What you will do - Your task is to copy the listing exactly, with the pictures left out.

#### Provided information ####

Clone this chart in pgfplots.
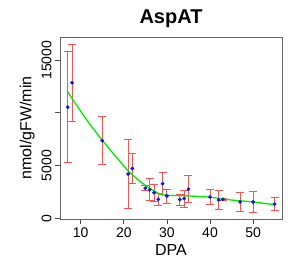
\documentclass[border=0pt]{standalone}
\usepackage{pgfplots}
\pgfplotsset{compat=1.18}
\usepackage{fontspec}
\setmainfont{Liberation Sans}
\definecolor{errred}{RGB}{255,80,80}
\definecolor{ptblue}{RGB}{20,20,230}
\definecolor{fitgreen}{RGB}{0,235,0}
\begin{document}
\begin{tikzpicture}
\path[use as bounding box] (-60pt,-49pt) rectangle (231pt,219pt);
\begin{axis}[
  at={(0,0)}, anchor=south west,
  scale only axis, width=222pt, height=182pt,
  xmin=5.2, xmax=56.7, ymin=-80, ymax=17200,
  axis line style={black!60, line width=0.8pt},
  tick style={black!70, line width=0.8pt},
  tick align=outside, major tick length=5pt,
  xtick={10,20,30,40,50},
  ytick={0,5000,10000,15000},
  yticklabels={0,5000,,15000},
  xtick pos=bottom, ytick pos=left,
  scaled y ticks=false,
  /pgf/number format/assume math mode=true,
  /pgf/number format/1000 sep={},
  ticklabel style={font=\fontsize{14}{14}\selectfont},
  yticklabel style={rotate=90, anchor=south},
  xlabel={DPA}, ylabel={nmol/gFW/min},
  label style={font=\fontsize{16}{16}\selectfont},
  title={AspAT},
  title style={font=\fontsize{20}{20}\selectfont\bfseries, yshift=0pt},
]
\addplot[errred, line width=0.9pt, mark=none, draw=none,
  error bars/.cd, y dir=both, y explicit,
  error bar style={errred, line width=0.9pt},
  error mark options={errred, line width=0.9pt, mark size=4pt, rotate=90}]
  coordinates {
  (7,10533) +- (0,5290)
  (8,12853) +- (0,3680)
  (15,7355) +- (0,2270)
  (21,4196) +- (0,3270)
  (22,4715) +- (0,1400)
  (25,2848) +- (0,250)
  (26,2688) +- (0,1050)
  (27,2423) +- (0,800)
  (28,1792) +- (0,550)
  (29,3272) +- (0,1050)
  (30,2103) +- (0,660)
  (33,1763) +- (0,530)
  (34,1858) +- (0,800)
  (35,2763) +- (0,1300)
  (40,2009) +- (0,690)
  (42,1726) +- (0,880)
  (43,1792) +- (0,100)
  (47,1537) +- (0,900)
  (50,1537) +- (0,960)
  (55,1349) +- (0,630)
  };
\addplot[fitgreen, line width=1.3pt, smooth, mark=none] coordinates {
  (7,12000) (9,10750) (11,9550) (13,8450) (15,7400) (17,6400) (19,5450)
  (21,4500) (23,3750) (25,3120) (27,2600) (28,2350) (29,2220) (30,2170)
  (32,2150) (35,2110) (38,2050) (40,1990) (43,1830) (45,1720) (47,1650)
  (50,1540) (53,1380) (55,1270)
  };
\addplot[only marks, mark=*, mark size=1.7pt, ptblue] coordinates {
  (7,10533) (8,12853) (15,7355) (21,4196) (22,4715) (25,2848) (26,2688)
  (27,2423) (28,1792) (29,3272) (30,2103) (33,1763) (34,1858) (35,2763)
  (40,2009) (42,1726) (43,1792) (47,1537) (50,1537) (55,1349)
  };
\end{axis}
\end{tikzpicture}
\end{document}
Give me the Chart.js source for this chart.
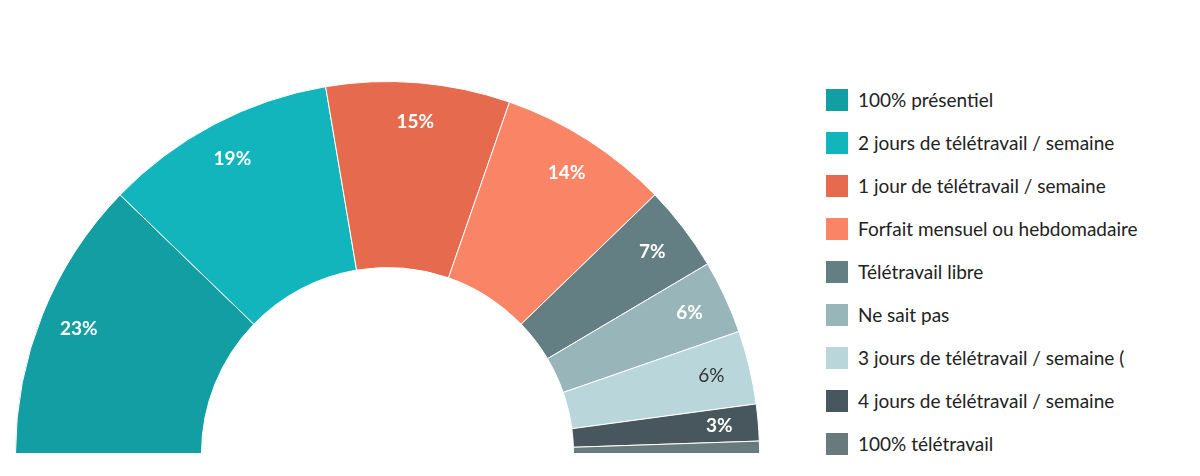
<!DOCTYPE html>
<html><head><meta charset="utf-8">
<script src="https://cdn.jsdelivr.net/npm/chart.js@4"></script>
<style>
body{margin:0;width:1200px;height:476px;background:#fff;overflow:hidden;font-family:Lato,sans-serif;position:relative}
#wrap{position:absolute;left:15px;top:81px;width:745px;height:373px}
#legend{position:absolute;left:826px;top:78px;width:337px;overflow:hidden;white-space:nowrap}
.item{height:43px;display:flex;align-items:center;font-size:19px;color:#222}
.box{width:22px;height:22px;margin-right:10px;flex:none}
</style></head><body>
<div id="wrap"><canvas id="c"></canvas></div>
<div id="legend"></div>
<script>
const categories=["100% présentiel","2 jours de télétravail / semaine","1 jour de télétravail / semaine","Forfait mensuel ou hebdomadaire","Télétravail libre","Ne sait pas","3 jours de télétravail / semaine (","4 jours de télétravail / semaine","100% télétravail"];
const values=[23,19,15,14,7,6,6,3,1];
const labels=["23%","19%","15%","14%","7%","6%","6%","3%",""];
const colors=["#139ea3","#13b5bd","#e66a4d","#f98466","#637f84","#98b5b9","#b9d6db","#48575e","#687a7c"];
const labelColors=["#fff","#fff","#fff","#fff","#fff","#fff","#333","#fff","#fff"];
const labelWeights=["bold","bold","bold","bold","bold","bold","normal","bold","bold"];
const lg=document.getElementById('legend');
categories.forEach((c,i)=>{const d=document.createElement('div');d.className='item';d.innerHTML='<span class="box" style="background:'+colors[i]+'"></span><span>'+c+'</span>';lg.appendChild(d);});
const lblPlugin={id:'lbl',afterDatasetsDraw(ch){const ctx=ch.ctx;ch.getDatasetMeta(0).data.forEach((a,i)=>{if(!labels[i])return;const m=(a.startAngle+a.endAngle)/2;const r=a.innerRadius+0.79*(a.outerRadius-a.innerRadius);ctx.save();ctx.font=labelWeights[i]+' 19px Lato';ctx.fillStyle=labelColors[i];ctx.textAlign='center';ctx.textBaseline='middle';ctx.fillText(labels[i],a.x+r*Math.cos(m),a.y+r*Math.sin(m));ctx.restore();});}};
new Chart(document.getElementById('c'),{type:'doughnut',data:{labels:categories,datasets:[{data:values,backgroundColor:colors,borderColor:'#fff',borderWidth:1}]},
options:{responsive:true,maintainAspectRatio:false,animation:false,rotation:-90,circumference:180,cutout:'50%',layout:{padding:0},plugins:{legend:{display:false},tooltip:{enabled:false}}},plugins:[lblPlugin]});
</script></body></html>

####

Answer to this exercise -
Clone this chart in pgfplots.
\documentclass[border=0pt]{standalone}
\usepackage{pgfplots}
\pgfplotsset{compat=1.18}
\usepackage{fontspec}
\setmainfont{Liberation Sans}
\definecolor{errred}{RGB}{255,80,80}
\definecolor{ptblue}{RGB}{20,20,230}
\definecolor{fitgreen}{RGB}{0,235,0}
\begin{document}
\begin{tikzpicture}
\path[use as bounding box] (-60pt,-49pt) rectangle (231pt,219pt);
\begin{axis}[
  at={(0,0)}, anchor=south west,
  scale only axis, width=222pt, height=182pt,
  xmin=5.2, xmax=56.7, ymin=-80, ymax=17200,
  axis line style={black!60, line width=0.8pt},
  tick style={black!70, line width=0.8pt},
  tick align=outside, major tick length=5pt,
  xtick={10,20,30,40,50},
  ytick={0,5000,10000,15000},
  yticklabels={0,5000,,15000},
  xtick pos=bottom, ytick pos=left,
  scaled y ticks=false,
  /pgf/number format/assume math mode=true,
  /pgf/number format/1000 sep={},
  ticklabel style={font=\fontsize{14}{14}\selectfont},
  yticklabel style={rotate=90, anchor=south},
  xlabel={DPA}, ylabel={nmol/gFW/min},
  label style={font=\fontsize{16}{16}\selectfont},
  title={AspAT},
  title style={font=\fontsize{20}{20}\selectfont\bfseries, yshift=0pt},
]
\addplot[errred, line width=0.9pt, mark=none, draw=none,
  error bars/.cd, y dir=both, y explicit,
  error bar style={errred, line width=0.9pt},
  error mark options={errred, line width=0.9pt, mark size=4pt, rotate=90}]
  coordinates {
  (7,10533) +- (0,5290)
  (8,12853) +- (0,3680)
  (15,7355) +- (0,2270)
  (21,4196) +- (0,3270)
  (22,4715) +- (0,1400)
  (25,2848) +- (0,250)
  (26,2688) +- (0,1050)
  (27,2423) +- (0,800)
  (28,1792) +- (0,550)
  (29,3272) +- (0,1050)
  (30,2103) +- (0,660)
  (33,1763) +- (0,530)
  (34,1858) +- (0,800)
  (35,2763) +- (0,1300)
  (40,2009) +- (0,690)
  (42,1726) +- (0,880)
  (43,1792) +- (0,100)
  (47,1537) +- (0,900)
  (50,1537) +- (0,960)
  (55,1349) +- (0,630)
  };
\addplot[fitgreen, line width=1.3pt, smooth, mark=none] coordinates {
  (7,12000) (9,10750) (11,9550) (13,8450) (15,7400) (17,6400) (19,5450)
  (21,4500) (23,3750) (25,3120) (27,2600) (28,2350) (29,2220) (30,2170)
  (32,2150) (35,2110) (38,2050) (40,1990) (43,1830) (45,1720) (47,1650)
  (50,1540) (53,1380) (55,1270)
  };
\addplot[only marks, mark=*, mark size=1.7pt, ptblue] coordinates {
  (7,10533) (8,12853) (15,7355) (21,4196) (22,4715) (25,2848) (26,2688)
  (27,2423) (28,1792) (29,3272) (30,2103) (33,1763) (34,1858) (35,2763)
  (40,2009) (42,1726) (43,1792) (47,1537) (50,1537) (55,1349)
  };
\end{axis}
\end{tikzpicture}
\end{document}
Give me the Chart.js source for this chart.
<!DOCTYPE html>
<html><head><meta charset="utf-8">
<script src="https://cdn.jsdelivr.net/npm/chart.js@4"></script>
<style>
body{margin:0;width:1200px;height:476px;background:#fff;overflow:hidden;font-family:Lato,sans-serif;position:relative}
#wrap{position:absolute;left:15px;top:81px;width:745px;height:373px}
#legend{position:absolute;left:826px;top:78px;width:337px;overflow:hidden;white-space:nowrap}
.item{height:43px;display:flex;align-items:center;font-size:19px;color:#222}
.box{width:22px;height:22px;margin-right:10px;flex:none}
</style></head><body>
<div id="wrap"><canvas id="c"></canvas></div>
<div id="legend"></div>
<script>
const categories=["100% présentiel","2 jours de télétravail / semaine","1 jour de télétravail / semaine","Forfait mensuel ou hebdomadaire","Télétravail libre","Ne sait pas","3 jours de télétravail / semaine (","4 jours de télétravail / semaine","100% télétravail"];
const values=[23,19,15,14,7,6,6,3,1];
const labels=["23%","19%","15%","14%","7%","6%","6%","3%",""];
const colors=["#139ea3","#13b5bd","#e66a4d","#f98466","#637f84","#98b5b9","#b9d6db","#48575e","#687a7c"];
const labelColors=["#fff","#fff","#fff","#fff","#fff","#fff","#333","#fff","#fff"];
const labelWeights=["bold","bold","bold","bold","bold","bold","normal","bold","bold"];
const lg=document.getElementById('legend');
categories.forEach((c,i)=>{const d=document.createElement('div');d.className='item';d.innerHTML='<span class="box" style="background:'+colors[i]+'"></span><span>'+c+'</span>';lg.appendChild(d);});
const lblPlugin={id:'lbl',afterDatasetsDraw(ch){const ctx=ch.ctx;ch.getDatasetMeta(0).data.forEach((a,i)=>{if(!labels[i])return;const m=(a.startAngle+a.endAngle)/2;const r=a.innerRadius+0.79*(a.outerRadius-a.innerRadius);ctx.save();ctx.font=labelWeights[i]+' 19px Lato';ctx.fillStyle=labelColors[i];ctx.textAlign='center';ctx.textBaseline='middle';ctx.fillText(labels[i],a.x+r*Math.cos(m),a.y+r*Math.sin(m));ctx.restore();});}};
new Chart(document.getElementById('c'),{type:'doughnut',data:{labels:categories,datasets:[{data:values,backgroundColor:colors,borderColor:'#fff',borderWidth:1}]},
options:{responsive:true,maintainAspectRatio:false,animation:false,rotation:-90,circumference:180,cutout:'50%',layout:{padding:0},plugins:{legend:{display:false},tooltip:{enabled:false}}},plugins:[lblPlugin]});
</script></body></html>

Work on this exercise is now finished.